Timble co-owns Broadview-based Bearing Headquarters, a bearing and transmission parts manufacturer with close ties to the wind industry. He lives in Franklin Grove and is a key member of Lee County Informed, which is composed mostly of eastern Lee County residents.
Gerdes said the county board’s motivation in commissioning the review panel was to give the impression that members wanted a closer look at local law while paying only lip service to a thorough and impartial review.
“These people’s goal is to see as many [wind turbines] built as possible without regard for the long-term effects on property values and quality of life,” Gerdes said.
John Nicholson, the county board vice chairman who led appointments to the review committee, disagreed with Timble and Gerdes.
“I’m happy with this committee,” Nicholson said. “I believe it’s a very impartial group.”
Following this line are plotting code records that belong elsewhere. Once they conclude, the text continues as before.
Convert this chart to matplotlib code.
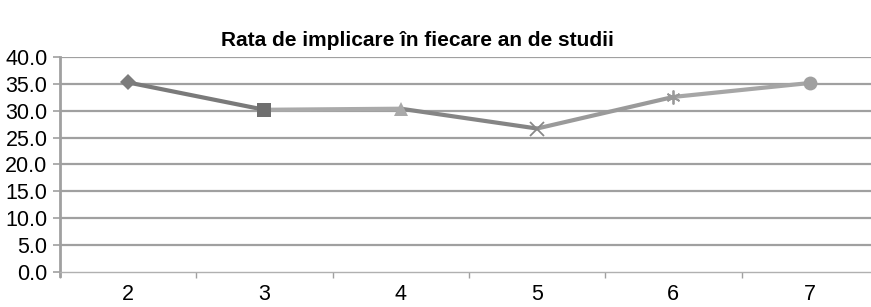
import matplotlib
matplotlib.use("Agg")
import matplotlib.pyplot as plt

title = "Rata de implicare în fiecare an de studii"
years = ["2", "3", "4", "5", "6", "7"]
values = [35.3, 30.2, 30.4, 26.7, 32.6, 35.2]
y_ticks = [0, 5, 10, 15, 20, 25, 30, 35, 40]

markers = ["D", "s", "^", "x", (6, 2, 0), "o"]
marker_colors = ["#7c7c7c", "#6f6f6f", "#a9a9a9", "#888888", "#999999", "#a0a0a0"]
seg_colors = ["#7a7a7a", "#aaaaaa", "#858585", "#9a9a9a", "#a6a6a6"]
marker_sizes = [8, 10, 10, 10, 10, 10]

plt.rcParams["font.family"] = ["Liberation Sans", "DejaVu Sans"]

fig = plt.figure(figsize=(8.71, 3.07), dpi=100)
ax = fig.add_axes([60 / 871, 1 - 271.5 / 307, 1 - 60 / 871, (271.5 - 57.3) / 307])

x = list(range(len(years)))
for i in range(len(years) - 1):
    ax.plot(x[i:i + 2], values[i:i + 2], color=seg_colors[i], lw=3, zorder=3,
            solid_capstyle="butt")
for i in range(len(years)):
    m = markers[i]
    if m in ("x",) or isinstance(m, tuple):
        ax.plot(x[i], values[i], marker=m, ms=marker_sizes[i], mew=1.3,
                color=marker_colors[i], zorder=4, linestyle="none")
    else:
        ax.plot(x[i], values[i], marker=m, ms=marker_sizes[i], mew=0,
                color=marker_colors[i], zorder=4, linestyle="none")

ax.set_ylim(0, 40)
ax.set_xlim(-0.5, 5.45)
ax.set_yticks(y_ticks)
ax.set_yticklabels([f"{v:.1f}" for v in y_ticks])
for v in y_ticks[1:]:
    ax.axhline(v, color="#a0a0a0", lw=1.6, zorder=1)

ax.set_xticks(x)
ax.set_xticklabels(years)
ax.set_xticks([i - 0.5 for i in range(len(years))], minor=True)
ax.tick_params(axis="x", which="major", length=0, pad=9, labelsize=15.5)
ax.tick_params(axis="x", which="minor", length=4, width=1, color="#a0a0a0", direction="out")
ax.tick_params(axis="y", length=5, width=1.2, color="#a0a0a0", pad=4, labelsize=15.5)

for s in ["top", "right"]:
    ax.spines[s].set_visible(False)
ax.spines["left"].set_color("#a0a0a0")
ax.spines["left"].set_linewidth(2)
ax.spines["left"].set_bounds(-0.8, 40)
ax.spines["bottom"].set_color("#b0b0b0")
ax.spines["bottom"].set_linewidth(1)

fig.text(417 / 871, 1 - 41 / 307, title, ha="center", va="center",
         fontsize=15, fontweight="bold")

fig.savefig("out.png", dpi=100)
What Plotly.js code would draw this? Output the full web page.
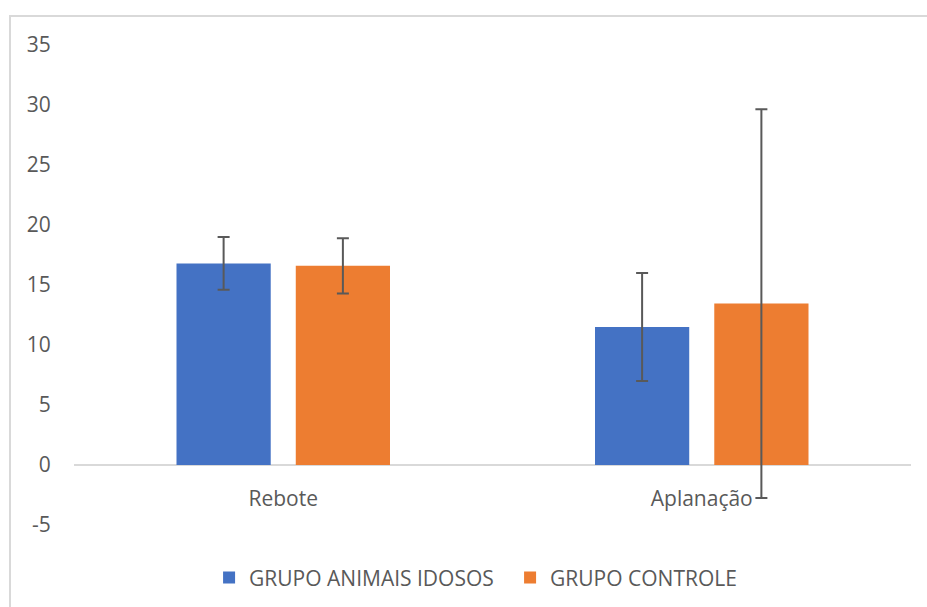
<!DOCTYPE html>
<html>
<head>
<meta charset="utf-8">
<script src="https://cdn.plot.ly/plotly-3.0.1.min.js"></script>
<style>
  html, body { margin: 0; padding: 0; background: #ffffff; }
  #wrap { position: relative; width: 927px; height: 607px; }
  #chart { position: absolute; left: 0; top: 0; width: 927px; height: 607px; }
  #frame { position: absolute; left: 9px; top: 15px; width: 930px; height: 620px;
           border: 2px solid #d9d9d9; pointer-events: none; box-sizing: border-box; }
</style>
</head>
<body>
<div id="wrap">
  <div id="chart"></div>
  <div id="frame"></div>
</div>
<script>
// ---- data ----
const categories = ["Rebote", "Aplanação"];
const seriesNames = ["GRUPO ANIMAIS IDOSOS", "GRUPO CONTROLE"];
const idososValues = [16.8, 11.5];
const idososErrors = [2.2, 4.5];
const controleValues = [16.6, 13.45];
const controleErrors = [2.3, 16.2];
const yTickValues = [-5, 0, 5, 10, 15, 20, 25, 30, 35];
const yTickLabels = ["-5", "0", "5", "10", "15", "20", "25", "30", "35"];

const FONT = "'Open Sans', 'Noto Sans', sans-serif";
const TXT = "#595959";

const errStyle = { type: "data", visible: true, color: "#595959", thickness: 2, width: 6 };

const traces = [
  {
    type: "bar", name: seriesNames[0], x: categories, y: idososValues,
    marker: { color: "#4472C4", line: { width: 0 } },
    error_y: Object.assign({ array: idososErrors }, errStyle),
    hoverinfo: "skip"
  },
  {
    type: "bar", name: seriesNames[1], x: categories, y: controleValues,
    marker: { color: "#ED7D31", line: { width: 0 } },
    error_y: Object.assign({ array: controleErrors }, errStyle),
    hoverinfo: "skip"
  }
];

const layout = {
  width: 927, height: 607,
  margin: { l: 74, r: 16, t: 45, b: 82, pad: 0, autoexpand: false },
  paper_bgcolor: "rgba(0,0,0,0)",
  plot_bgcolor: "rgba(0,0,0,0)",
  font: { family: FONT, size: 21, color: TXT },
  barmode: "group",
  bargap: 0.43,
  bargroupgap: 0.21,
  showlegend: true,
  legend: {
    orientation: "h", x: 0.521, xanchor: "center", y: -0.11, yanchor: "middle",
    font: { family: FONT, size: 21, color: TXT },
    itemwidth: 30,
    entrywidth: 256, entrywidthmode: "pixels",
    traceorder: "normal", itemclick: false, itemdoubleclick: false
  },
  xaxis: {
    type: "category",
    range: [-0.5, 1.5],
    anchor: "free", position: 0.125,
    showgrid: false, zeroline: false,
    showline: false,
    ticks: "outside", ticklen: 15, tickcolor: "rgba(0,0,0,0)",
    tickfont: { family: FONT, size: 21, color: TXT },
    fixedrange: true
  },
  yaxis: {
    range: [-5, 35],
    tickvals: yTickValues, ticktext: yTickLabels,
    showgrid: false,
    zeroline: true, zerolinecolor: "#d9d9d9", zerolinewidth: 1.5,
    showline: false,
    ticks: "outside", ticklen: 18, tickcolor: "rgba(0,0,0,0)",
    tickfont: { family: FONT, size: 21, color: TXT },
    fixedrange: true
  }
};

Plotly.newPlot("chart", traces, layout, { staticPlot: true, displayModeBar: false });
</script>
</body>
</html>
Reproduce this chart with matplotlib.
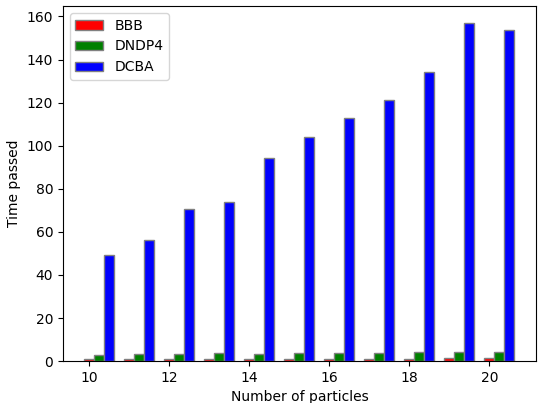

The entire Zoning Board was asked to serve “not so much as members of the Zoning Board, but as individuals who are very familiar with wind farms and have been with the issue pretty much since the beginning,” Nicholson said.
Bolin, too, was appointed because “he can offer expert advice on the windmill side of things,” Nicholson said.
Allowing no public comment at the hearings came from a recommendation from Ron Conderman, chairman of the ad hoc committee and of the Zoning Board. He has asked constituents to put their concerns in writing and allow the committee to rely on peer-reviewed research, rather than circumstantial testimony.